Rows from a dataset of charts and code
'''

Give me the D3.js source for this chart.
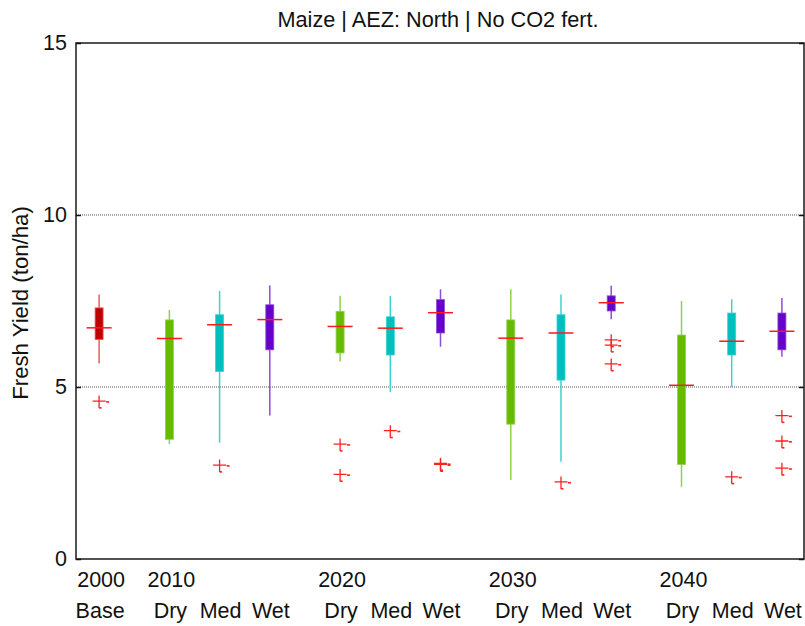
<!DOCTYPE html>
<html>
<head>
<meta charset="utf-8">
<script src="https://cdn.jsdelivr.net/npm/d3@7"></script>
<style>
  html, body { margin: 0; padding: 0; background: #fff; }
  svg { display: block; font-family: "Liberation Sans", Arial, sans-serif; }
</style>
</head>
<body>
<svg id="chart" width="805" height="626"></svg>
<script>
// Fresh maize yield (ton/ha) by period and climate scenario
const periods    = ["2000", "2010", "2020", "2030", "2040"];
const scenarios  = ["Base", "Dry", "Med", "Wet", "Dry", "Med", "Wet", "Dry", "Med", "Wet", "Dry", "Med", "Wet"];
const periodOf   = [0, 1, 1, 1, 2, 2, 2, 3, 3, 3, 4, 4, 4];

// Box statistics per box, left to right
const whiskerLow  = [5.68, 3.34, 3.38, 4.17, 5.74, 4.85, 6.17, 2.30, 2.83, 6.97, 2.10, 5.00, 5.88];
const q1          = [6.38, 3.48, 5.45, 6.08, 5.99, 5.93, 6.57, 3.92, 5.20, 7.21, 2.75, 5.93, 6.08];
const medians     = [6.72, 6.41, 6.81, 6.96, 6.76, 6.71, 7.16, 6.42, 6.57, 7.45, 5.05, 6.33, 6.62];
const q3          = [7.30, 6.95, 7.10, 7.39, 7.20, 7.04, 7.54, 6.95, 7.10, 7.65, 6.51, 7.15, 7.15];
const whiskerHigh = [7.69, 7.24, 7.79, 7.95, 7.65, 7.65, 7.84, 7.84, 7.69, 7.94, 7.50, 7.55, 7.59];
const outliers    = [[4.59], [], [2.73], [], [3.34, 2.46], [3.73], [2.78, 2.75], [], [2.24], [6.37, 6.22, 5.67], [], [2.39], [4.17, 3.43, 2.64]];

const yTicks = [0, 5, 10, 15];
const gridValues = [5, 10];

const boxColor = { Base: "#c00000", Dry: "#66bb00", Med: "#00bfbf", Wet: "#6600cc" };
const whiskerColor = { Base: "#e06060", Dry: "#8ed14a", Med: "#3fd0d0", Wet: "#8a4fd6" };

const svg = d3.select("#chart");
const plotLeft = 76, plotRight = 804, plotTop = 43, plotBottom = 559;

// slot position: periods are separated by a wider gap than scenarios inside a period
const slot = scenarios.map((s, i) => {
  const p = periodOf[i];
  if (p === 0) return 0;
  const first = periodOf.indexOf(p);
  return 1.4 + (p - 1) * 3.4 + (i - first);
});

const x = d3.scaleLinear().domain([-0.46, 14.04]).range([plotLeft, plotRight]);
const y = d3.scaleLinear().domain([0, 15]).range([plotBottom, plotTop]);

// horizontal grid lines
svg.append("g").selectAll("line").data(gridValues).join("line")
  .attr("x1", plotLeft).attr("x2", plotRight)
  .attr("y1", d => y(d)).attr("y2", d => y(d))
  .attr("stroke", "#555").attr("stroke-width", 1).attr("stroke-dasharray", "1,1");

// boxes
const boxes = svg.append("g").selectAll("g").data(scenarios.map((s, i) => i)).join("g");

boxes.append("line")
  .attr("x1", i => x(slot[i])).attr("x2", i => x(slot[i]))
  .attr("y1", i => y(whiskerLow[i])).attr("y2", i => y(whiskerHigh[i]))
  .attr("stroke", i => whiskerColor[scenarios[i]]).attr("stroke-width", 1.5);

boxes.append("rect")
  .attr("x", i => x(slot[i]) - 4).attr("width", 8)
  .attr("y", i => y(q3[i])).attr("height", i => y(q1[i]) - y(q3[i]))
  .attr("fill", i => boxColor[scenarios[i]])
  .attr("stroke", i => whiskerColor[scenarios[i]]).attr("stroke-width", 0.8);

boxes.append("line")
  .attr("x1", i => x(slot[i]) - 12.5).attr("x2", i => x(slot[i]) + 12.5)
  .attr("y1", i => y(medians[i])).attr("y2", i => y(medians[i]))
  .attr("stroke", "#ff1a1a").attr("stroke-width", 1.5);

// outlier markers
const pts = [];
outliers.forEach((arr, i) => arr.forEach(v => pts.push({ i, v })));
const marks = svg.append("g").selectAll("g").data(pts).join("g")
  .attr("transform", d => `translate(${x(slot[d.i])},${y(d.v)})`);
marks.append("path")
  .attr("d", "M-6.5,0H6.5M0,-5.5V7")
  .attr("stroke", "#ff2020").attr("stroke-width", 1.3).attr("fill", "none");
marks.append("rect")
  .attr("x", 7).attr("y", 0).attr("width", 3).attr("height", 1.6).attr("fill", "#ff2020");
marks.append("rect")
  .attr("x", 0).attr("y", 6).attr("width", 2.5).attr("height", 1.6).attr("fill", "#ff2020");

// frame
svg.append("rect")
  .attr("x", plotLeft).attr("y", plotTop).attr("width", plotRight - plotLeft).attr("height", plotBottom - plotTop)
  .attr("fill", "none").attr("stroke", "#1a1a1a").attr("stroke-width", 1.5);

// y ticks, inward on both sides
const yAxisL = d3.axisLeft(y).tickValues(yTicks).tickSizeInner(-5).tickSizeOuter(0).tickPadding(9);
const gL = svg.append("g").attr("transform", `translate(${plotLeft},0)`).call(yAxisL);
gL.select(".domain").remove();
gL.selectAll(".tick line").attr("stroke", "#111").attr("stroke-width", 1.5);
gL.selectAll(".tick text").attr("font-size", 21.5).attr("fill", "#111")
  .attr("font-family", "Liberation Sans, Arial, sans-serif");

const yAxisR = d3.axisRight(y).tickValues(yTicks).tickSizeInner(-5).tickSizeOuter(0).tickFormat("");
const gR = svg.append("g").attr("transform", `translate(${plotRight},0)`).call(yAxisR);
gR.select(".domain").remove();
gR.selectAll(".tick line").attr("stroke", "#111").attr("stroke-width", 1.5);

// x labels: period year on the first box of each period, scenario below every box
const xl = svg.append("g").attr("font-size", 21.5).attr("fill", "#111").attr("text-anchor", "middle");
periods.forEach((p, k) => {
  const i = periodOf.indexOf(k);
  xl.append("text").attr("x", x(slot[i]) + 2).attr("y", 587).text(p);
});
scenarios.forEach((s, i) => {
  xl.append("text").attr("x", x(slot[i]) + 1).attr("y", 618).text(s);
});

// title and axis label
svg.append("text").attr("x", 438).attr("y", 27).attr("text-anchor", "middle")
  .attr("font-size", 21.7).attr("fill", "#111").text("Maize | AEZ: North | No CO2 fert.");

svg.append("text").attr("transform", "translate(28,303) rotate(-90)").attr("text-anchor", "middle")
  .attr("font-size", 22.2).attr("fill", "#111").text("Fresh Yield (ton/ha)");
</script>
</body>
</html>
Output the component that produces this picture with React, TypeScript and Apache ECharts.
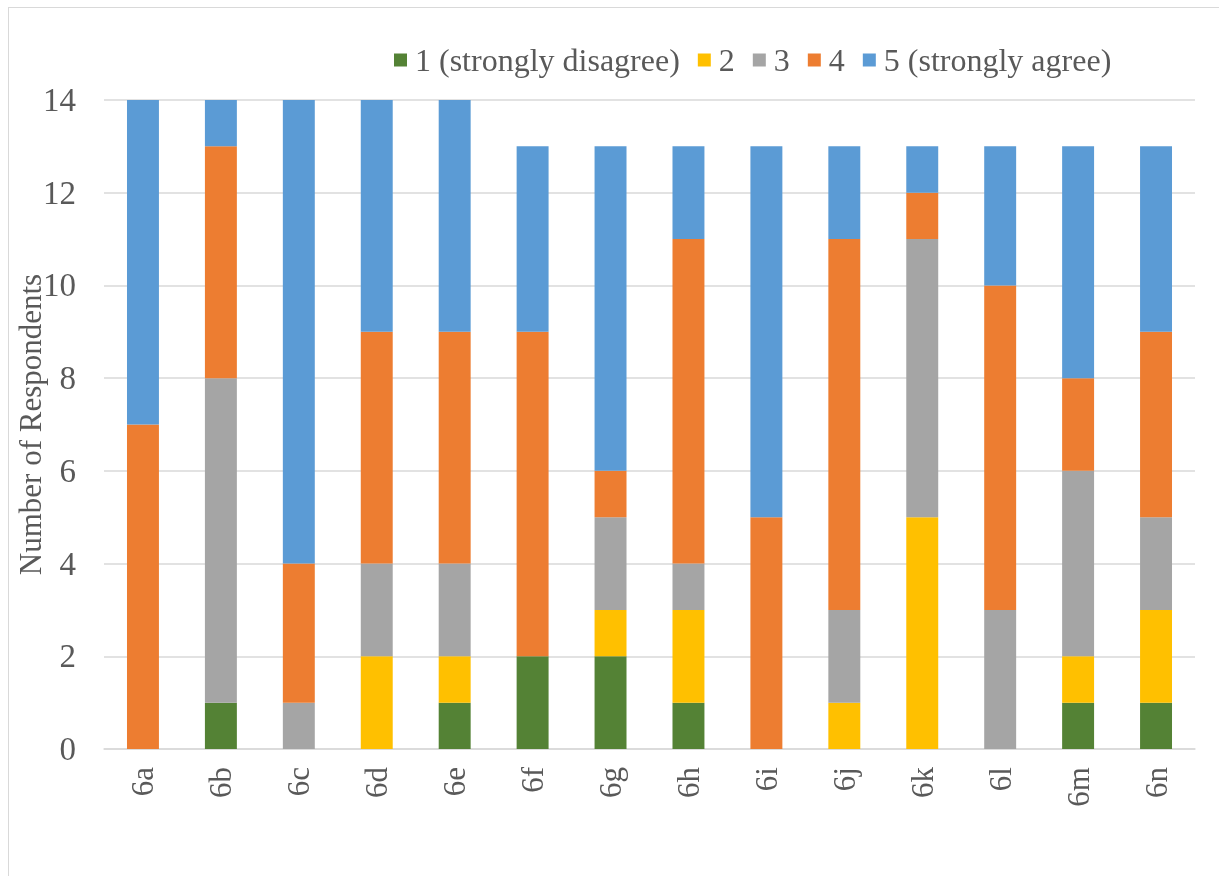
import React, { useEffect, useRef } from "react";
import * as echarts from "echarts";

const categories = ["6a", "6b", "6c", "6d", "6e", "6f", "6g", "6h", "6i", "6j", "6k", "6l", "6m", "6n"];
const seriesNames = ["1 (strongly disagree)", "2", "3", "4", "5 (strongly agree)"];
const s1 = [0, 1, 0, 0, 1, 2, 2, 1, 0, 0, 0, 0, 1, 1];
const s2 = [0, 0, 0, 2, 1, 0, 1, 2, 0, 1, 5, 0, 1, 2];
const s3 = [0, 7, 1, 2, 2, 0, 2, 1, 0, 2, 6, 3, 4, 2];
const s4 = [7, 5, 3, 5, 5, 7, 1, 7, 5, 8, 1, 7, 2, 4];
const s5 = [7, 1, 10, 5, 5, 4, 7, 2, 8, 2, 1, 3, 5, 4];
const seriesData = [s1, s2, s3, s4, s5];
const colors = ["#548235", "#FFC000", "#A5A5A5", "#ED7D31", "#5B9BD5"];
const yTicks = { min: 0, max: 14, interval: 2 };

export default function App() {
  const ref = useRef<HTMLDivElement>(null);
  useEffect(() => {
    if (!ref.current) return;
    const chart = echarts.init(ref.current, null, { renderer: "svg" });
    const font = "Liberation Serif";
    chart.setOption({
      animation: false,
      color: colors,
      textStyle: { fontFamily: font },
      legend: {
        left: 389,
        top: 39,
        itemWidth: 13,
        itemHeight: 13,
        itemGap: 18,
        icon: "rect",
        textStyle: { fontFamily: font, fontSize: 32, color: "#595959", padding: [0, 0, 0, 3] },
        data: seriesNames,
      },
      grid: { left: 104, right: 24, top: 100, bottom: 127, containLabel: false, outerBoundsMode: "none" },
      xAxis: {
        type: "category",
        data: categories,
        axisLine: { show: true, lineStyle: { color: "#d9d9d9", width: 1.5 } },
        axisTick: { show: false },
        axisLabel: { rotate: 90, margin: 18, fontFamily: font, fontSize: 31, color: "#595959" },
      },
      yAxis: {
        type: "value",
        min: yTicks.min,
        max: yTicks.max,
        interval: yTicks.interval,
        name: "Number of Respondents",
        nameLocation: "middle",
        nameGap: 58,
        nameMoveOverlap: false,
        nameTextStyle: { fontFamily: font, fontSize: 31, color: "#595959" },
        axisLine: { show: false },
        axisTick: { show: false },
        axisLabel: { margin: 28, fontFamily: font, fontSize: 33, color: "#595959" },
        splitLine: { lineStyle: { color: "#d9d9d9", width: 1.5 } },
      },
      series: seriesNames.map((name, i) => ({
        name,
        type: "bar",
        stack: "total",
        barWidth: "41%",
        data: seriesData[i],
        itemStyle: { color: colors[i] },
      })),
    });
    return () => chart.dispose();
  }, []);
  return (
    <>
      <div
        style={{
          position: "fixed",
          left: 8,
          top: 7,
          width: 1230,
          height: 880,
          borderLeft: "1.5px solid #d9d9d9",
          borderTop: "1.5px solid #d9d9d9",
          boxSizing: "border-box",
        }}
      />
      <div ref={ref} style={{ position: "fixed", left: 0, top: 0, width: 1219, height: 876 }} />
    </>
  );
}
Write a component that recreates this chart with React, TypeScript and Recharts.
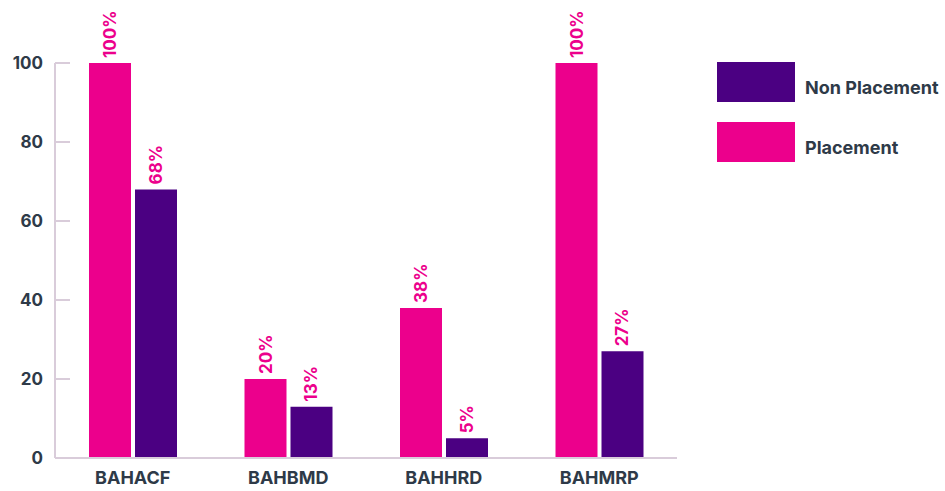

'''

● **Task instructions**:
Skip all pictures. Output only the lines from the one containing "Output the component" to the one containing "14, interval: 2", both lines included.

● **Reply to the task**:
Output the component that produces this picture with React, TypeScript and Apache ECharts.
import React, { useEffect, useRef } from "react";
import * as echarts from "echarts";

const categories = ["6a", "6b", "6c", "6d", "6e", "6f", "6g", "6h", "6i", "6j", "6k", "6l", "6m", "6n"];
const seriesNames = ["1 (strongly disagree)", "2", "3", "4", "5 (strongly agree)"];
const s1 = [0, 1, 0, 0, 1, 2, 2, 1, 0, 0, 0, 0, 1, 1];
const s2 = [0, 0, 0, 2, 1, 0, 1, 2, 0, 1, 5, 0, 1, 2];
const s3 = [0, 7, 1, 2, 2, 0, 2, 1, 0, 2, 6, 3, 4, 2];
const s4 = [7, 5, 3, 5, 5, 7, 1, 7, 5, 8, 1, 7, 2, 4];
const s5 = [7, 1, 10, 5, 5, 4, 7, 2, 8, 2, 1, 3, 5, 4];
const seriesData = [s1, s2, s3, s4, s5];
const colors = ["#548235", "#FFC000", "#A5A5A5", "#ED7D31", "#5B9BD5"];
const yTicks = { min: 0, max: 14, interval: 2 };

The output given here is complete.